Task directions
Return exactly, please, the lines that run from the line with "Generate a web" to the line with "return [x, ys[i]];", ends included, and omit all pictures.

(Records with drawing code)
>> start

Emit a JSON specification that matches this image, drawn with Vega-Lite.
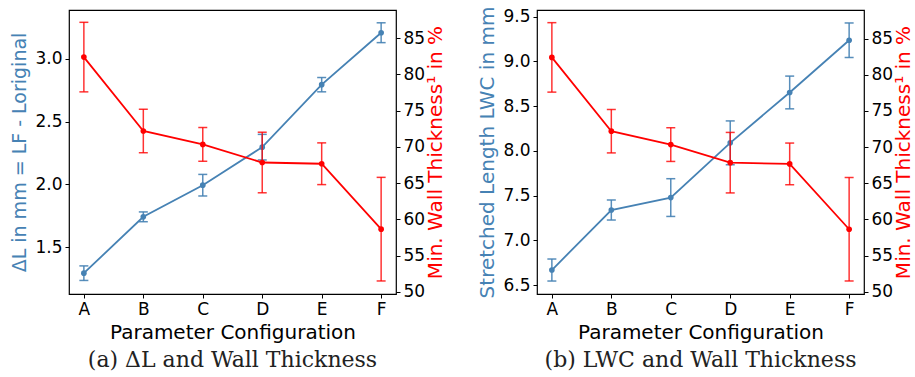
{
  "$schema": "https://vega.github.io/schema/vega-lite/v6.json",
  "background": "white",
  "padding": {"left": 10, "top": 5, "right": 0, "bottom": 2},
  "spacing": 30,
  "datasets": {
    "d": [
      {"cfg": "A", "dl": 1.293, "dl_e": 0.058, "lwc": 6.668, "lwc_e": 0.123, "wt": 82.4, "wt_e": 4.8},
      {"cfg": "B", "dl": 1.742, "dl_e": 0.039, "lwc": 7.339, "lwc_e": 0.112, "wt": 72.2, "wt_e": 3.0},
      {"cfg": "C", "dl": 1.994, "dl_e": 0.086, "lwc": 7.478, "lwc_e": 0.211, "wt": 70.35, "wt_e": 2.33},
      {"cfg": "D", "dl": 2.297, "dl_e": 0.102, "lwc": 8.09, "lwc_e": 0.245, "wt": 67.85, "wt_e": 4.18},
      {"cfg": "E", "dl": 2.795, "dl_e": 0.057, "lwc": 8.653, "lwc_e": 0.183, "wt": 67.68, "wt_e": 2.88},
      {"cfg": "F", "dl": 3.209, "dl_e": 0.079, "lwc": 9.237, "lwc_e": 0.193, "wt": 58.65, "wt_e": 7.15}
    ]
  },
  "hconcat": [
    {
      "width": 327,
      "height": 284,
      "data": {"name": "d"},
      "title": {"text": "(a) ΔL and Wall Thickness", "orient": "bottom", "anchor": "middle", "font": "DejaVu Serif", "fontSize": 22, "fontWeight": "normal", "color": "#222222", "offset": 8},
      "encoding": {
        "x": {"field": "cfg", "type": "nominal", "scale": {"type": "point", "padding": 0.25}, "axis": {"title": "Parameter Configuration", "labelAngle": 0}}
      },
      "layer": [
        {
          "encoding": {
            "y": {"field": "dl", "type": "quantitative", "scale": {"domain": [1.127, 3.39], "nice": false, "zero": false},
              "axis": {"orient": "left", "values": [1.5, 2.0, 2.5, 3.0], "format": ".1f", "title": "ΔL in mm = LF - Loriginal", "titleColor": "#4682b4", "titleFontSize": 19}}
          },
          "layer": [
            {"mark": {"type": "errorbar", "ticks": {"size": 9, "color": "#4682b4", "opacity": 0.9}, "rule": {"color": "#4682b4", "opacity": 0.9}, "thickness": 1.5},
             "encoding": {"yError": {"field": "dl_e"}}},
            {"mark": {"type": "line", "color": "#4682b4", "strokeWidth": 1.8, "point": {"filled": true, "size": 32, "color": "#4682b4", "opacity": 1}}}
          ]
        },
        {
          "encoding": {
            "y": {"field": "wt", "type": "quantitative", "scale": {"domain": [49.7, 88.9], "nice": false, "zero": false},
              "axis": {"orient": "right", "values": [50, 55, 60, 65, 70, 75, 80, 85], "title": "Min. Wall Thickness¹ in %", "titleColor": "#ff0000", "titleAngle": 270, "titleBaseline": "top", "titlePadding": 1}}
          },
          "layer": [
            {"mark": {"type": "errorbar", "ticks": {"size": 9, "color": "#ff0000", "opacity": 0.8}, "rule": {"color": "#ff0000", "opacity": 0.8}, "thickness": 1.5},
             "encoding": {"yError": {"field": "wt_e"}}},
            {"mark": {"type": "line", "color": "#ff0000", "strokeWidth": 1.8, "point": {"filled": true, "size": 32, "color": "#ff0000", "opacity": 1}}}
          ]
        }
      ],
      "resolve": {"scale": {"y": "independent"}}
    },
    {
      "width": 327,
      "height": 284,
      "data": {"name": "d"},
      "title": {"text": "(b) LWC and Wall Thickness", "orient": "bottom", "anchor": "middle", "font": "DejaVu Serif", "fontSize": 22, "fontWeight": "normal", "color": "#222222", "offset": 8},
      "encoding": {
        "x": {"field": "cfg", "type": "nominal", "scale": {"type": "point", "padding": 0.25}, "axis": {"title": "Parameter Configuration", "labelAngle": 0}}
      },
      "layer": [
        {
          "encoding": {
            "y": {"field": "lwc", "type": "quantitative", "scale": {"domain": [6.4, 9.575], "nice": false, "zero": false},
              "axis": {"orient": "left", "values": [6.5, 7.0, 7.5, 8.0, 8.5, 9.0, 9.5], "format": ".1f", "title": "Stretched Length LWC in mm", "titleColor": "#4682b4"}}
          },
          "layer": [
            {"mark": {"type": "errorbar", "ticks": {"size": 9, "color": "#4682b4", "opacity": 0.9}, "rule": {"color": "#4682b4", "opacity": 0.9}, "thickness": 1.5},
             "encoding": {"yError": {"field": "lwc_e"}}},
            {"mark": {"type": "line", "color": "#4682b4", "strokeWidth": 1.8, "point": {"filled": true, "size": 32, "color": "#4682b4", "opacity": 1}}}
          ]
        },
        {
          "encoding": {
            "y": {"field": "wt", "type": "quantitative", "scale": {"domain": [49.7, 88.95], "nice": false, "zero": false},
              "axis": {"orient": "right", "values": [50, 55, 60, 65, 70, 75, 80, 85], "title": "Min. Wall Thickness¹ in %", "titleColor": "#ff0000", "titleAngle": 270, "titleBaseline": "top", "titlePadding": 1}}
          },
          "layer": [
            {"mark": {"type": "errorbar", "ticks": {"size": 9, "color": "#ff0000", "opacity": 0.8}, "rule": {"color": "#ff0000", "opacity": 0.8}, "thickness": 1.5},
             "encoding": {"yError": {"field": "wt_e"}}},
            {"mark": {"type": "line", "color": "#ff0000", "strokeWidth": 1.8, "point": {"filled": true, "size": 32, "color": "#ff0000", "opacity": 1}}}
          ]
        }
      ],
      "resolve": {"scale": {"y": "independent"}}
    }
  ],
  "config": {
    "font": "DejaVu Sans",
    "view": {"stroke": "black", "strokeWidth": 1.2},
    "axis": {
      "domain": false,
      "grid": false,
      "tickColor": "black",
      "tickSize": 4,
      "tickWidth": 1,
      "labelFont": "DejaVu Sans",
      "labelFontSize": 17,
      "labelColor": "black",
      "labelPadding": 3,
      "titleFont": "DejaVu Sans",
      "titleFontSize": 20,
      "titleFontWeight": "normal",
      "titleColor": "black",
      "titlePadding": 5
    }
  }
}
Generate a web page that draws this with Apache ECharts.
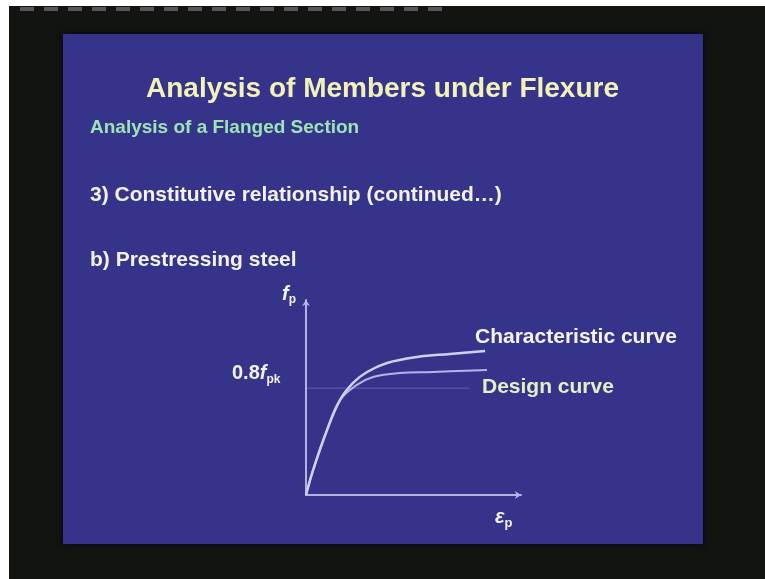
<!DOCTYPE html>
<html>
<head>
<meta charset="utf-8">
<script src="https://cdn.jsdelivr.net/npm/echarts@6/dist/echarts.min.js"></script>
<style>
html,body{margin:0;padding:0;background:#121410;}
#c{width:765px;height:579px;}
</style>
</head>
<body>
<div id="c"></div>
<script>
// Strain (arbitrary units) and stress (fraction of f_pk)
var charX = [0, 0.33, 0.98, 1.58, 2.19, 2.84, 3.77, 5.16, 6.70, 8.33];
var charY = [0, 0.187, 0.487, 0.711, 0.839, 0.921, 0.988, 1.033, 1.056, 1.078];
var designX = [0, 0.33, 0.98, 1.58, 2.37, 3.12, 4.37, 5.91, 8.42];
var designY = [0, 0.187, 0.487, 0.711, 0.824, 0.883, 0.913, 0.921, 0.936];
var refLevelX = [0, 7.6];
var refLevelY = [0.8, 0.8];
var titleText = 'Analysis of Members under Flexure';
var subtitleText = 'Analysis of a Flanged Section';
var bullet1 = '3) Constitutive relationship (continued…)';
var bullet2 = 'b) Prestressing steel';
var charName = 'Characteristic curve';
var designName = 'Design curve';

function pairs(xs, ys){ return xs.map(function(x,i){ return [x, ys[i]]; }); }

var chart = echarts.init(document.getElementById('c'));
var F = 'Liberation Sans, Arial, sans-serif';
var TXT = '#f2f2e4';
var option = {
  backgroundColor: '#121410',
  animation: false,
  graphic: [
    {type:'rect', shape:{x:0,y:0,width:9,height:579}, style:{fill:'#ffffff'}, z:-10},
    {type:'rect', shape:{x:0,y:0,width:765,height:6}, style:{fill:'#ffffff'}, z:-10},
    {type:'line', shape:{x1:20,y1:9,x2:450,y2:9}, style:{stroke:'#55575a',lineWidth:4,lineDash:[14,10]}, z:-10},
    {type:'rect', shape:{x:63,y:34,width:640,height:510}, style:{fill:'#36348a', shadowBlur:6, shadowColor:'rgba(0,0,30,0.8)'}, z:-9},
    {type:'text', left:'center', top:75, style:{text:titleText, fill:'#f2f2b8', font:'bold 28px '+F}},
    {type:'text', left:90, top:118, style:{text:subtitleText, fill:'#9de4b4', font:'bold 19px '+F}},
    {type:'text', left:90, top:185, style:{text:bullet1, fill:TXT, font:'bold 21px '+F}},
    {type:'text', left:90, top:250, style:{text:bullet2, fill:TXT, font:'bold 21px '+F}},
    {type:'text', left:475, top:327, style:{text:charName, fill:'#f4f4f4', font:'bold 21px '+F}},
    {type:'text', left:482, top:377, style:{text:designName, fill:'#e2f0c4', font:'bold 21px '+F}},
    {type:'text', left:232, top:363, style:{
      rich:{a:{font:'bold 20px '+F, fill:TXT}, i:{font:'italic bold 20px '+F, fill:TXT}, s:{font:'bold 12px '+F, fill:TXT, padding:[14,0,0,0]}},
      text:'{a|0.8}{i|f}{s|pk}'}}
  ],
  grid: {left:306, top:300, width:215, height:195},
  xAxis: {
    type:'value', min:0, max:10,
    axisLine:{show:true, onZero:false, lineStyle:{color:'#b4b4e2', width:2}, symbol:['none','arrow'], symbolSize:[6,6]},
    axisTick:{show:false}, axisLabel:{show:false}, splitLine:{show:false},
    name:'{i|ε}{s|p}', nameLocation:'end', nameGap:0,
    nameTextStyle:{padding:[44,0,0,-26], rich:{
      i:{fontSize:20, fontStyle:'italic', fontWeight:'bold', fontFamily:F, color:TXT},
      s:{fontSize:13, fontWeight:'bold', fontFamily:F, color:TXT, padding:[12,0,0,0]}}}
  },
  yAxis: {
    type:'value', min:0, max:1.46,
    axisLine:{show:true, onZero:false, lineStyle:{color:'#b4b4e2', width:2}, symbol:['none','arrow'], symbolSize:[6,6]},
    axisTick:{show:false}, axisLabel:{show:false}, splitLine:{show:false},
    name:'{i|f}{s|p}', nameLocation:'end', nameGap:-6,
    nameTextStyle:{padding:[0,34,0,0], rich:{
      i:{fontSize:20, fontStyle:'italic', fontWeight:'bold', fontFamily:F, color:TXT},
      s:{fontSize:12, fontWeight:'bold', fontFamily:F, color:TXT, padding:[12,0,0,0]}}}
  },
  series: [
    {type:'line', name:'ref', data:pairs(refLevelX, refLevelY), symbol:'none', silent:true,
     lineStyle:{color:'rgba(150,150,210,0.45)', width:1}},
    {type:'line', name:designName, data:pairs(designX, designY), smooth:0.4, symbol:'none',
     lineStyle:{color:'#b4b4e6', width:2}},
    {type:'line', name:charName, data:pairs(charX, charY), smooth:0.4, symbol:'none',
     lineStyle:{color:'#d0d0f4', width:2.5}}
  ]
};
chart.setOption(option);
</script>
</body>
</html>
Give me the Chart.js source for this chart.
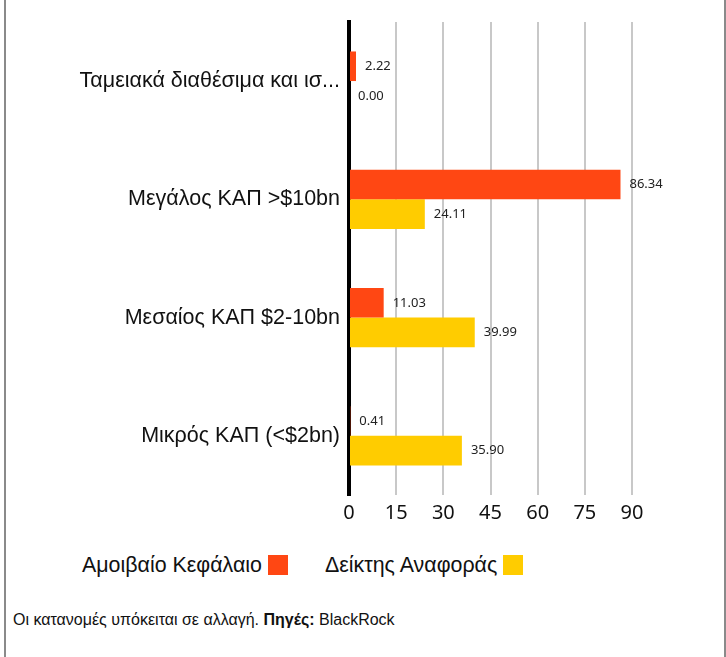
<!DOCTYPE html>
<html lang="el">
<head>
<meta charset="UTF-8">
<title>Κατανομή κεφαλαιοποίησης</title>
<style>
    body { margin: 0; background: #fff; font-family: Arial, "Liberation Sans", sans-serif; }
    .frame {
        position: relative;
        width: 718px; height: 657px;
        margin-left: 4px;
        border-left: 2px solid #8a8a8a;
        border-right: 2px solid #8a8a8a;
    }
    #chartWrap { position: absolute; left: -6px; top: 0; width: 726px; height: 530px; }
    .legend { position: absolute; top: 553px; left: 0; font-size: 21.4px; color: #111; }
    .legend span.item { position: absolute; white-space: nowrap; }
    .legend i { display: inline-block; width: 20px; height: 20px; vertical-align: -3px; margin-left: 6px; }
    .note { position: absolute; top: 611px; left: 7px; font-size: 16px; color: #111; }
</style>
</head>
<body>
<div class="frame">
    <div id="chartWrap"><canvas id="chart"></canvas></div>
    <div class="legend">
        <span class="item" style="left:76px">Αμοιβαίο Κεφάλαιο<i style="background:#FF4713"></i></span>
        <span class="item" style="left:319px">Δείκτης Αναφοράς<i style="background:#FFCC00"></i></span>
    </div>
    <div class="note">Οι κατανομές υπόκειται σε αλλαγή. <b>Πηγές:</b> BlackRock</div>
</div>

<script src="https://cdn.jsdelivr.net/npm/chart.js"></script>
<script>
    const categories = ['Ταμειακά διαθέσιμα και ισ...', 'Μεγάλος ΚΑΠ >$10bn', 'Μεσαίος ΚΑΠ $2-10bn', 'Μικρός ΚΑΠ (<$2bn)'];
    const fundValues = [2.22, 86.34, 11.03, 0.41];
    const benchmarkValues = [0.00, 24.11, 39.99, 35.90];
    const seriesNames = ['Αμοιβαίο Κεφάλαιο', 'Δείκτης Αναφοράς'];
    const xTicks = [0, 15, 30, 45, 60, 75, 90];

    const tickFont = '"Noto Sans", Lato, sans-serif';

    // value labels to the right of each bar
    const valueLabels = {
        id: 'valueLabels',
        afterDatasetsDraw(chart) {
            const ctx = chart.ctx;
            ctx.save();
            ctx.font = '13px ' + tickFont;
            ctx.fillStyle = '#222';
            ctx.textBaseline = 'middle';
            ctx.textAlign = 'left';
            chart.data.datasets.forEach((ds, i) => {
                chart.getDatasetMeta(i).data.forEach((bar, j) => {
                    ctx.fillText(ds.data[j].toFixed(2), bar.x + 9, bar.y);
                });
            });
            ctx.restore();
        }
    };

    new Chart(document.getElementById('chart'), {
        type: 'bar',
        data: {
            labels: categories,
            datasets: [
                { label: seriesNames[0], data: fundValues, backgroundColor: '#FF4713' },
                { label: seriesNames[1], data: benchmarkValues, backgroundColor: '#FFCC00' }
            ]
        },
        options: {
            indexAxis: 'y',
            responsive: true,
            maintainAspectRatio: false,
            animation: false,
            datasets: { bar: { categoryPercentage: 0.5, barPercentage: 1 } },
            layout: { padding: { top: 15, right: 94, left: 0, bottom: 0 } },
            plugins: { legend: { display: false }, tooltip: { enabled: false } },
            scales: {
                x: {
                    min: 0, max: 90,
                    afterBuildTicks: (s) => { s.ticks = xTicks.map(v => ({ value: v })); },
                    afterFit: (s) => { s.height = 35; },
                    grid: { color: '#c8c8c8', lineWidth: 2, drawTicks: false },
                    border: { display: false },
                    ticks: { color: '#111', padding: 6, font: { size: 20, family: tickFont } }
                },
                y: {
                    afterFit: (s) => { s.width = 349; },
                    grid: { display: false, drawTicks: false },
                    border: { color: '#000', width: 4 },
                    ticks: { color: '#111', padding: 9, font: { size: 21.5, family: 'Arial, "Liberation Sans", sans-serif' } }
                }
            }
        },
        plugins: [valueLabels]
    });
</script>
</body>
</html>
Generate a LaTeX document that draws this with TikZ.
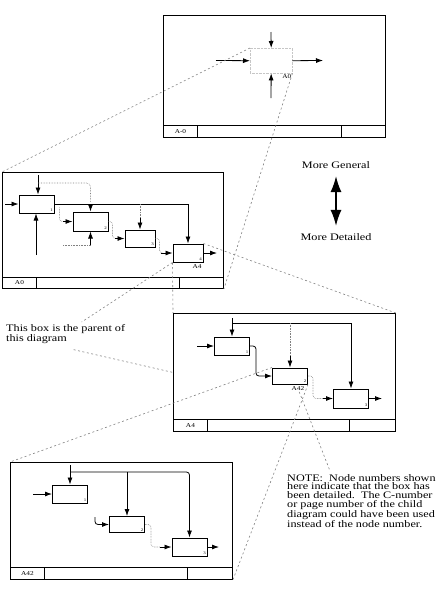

>> end

Solution for this task
Generate a web page that draws this with Apache ECharts.
<!DOCTYPE html>
<html>
<head>
<meta charset="utf-8">
<script src="https://cdn.jsdelivr.net/npm/echarts@6/dist/echarts.min.js"></script>
<style>
html,body{margin:0;padding:0;background:#121410;}
#c{width:765px;height:579px;}
</style>
</head>
<body>
<div id="c"></div>
<script>
// Strain (arbitrary units) and stress (fraction of f_pk)
var charX = [0, 0.33, 0.98, 1.58, 2.19, 2.84, 3.77, 5.16, 6.70, 8.33];
var charY = [0, 0.187, 0.487, 0.711, 0.839, 0.921, 0.988, 1.033, 1.056, 1.078];
var designX = [0, 0.33, 0.98, 1.58, 2.37, 3.12, 4.37, 5.91, 8.42];
var designY = [0, 0.187, 0.487, 0.711, 0.824, 0.883, 0.913, 0.921, 0.936];
var refLevelX = [0, 7.6];
var refLevelY = [0.8, 0.8];
var titleText = 'Analysis of Members under Flexure';
var subtitleText = 'Analysis of a Flanged Section';
var bullet1 = '3) Constitutive relationship (continued…)';
var bullet2 = 'b) Prestressing steel';
var charName = 'Characteristic curve';
var designName = 'Design curve';

function pairs(xs, ys){ return xs.map(function(x,i){ return [x, ys[i]]; }); }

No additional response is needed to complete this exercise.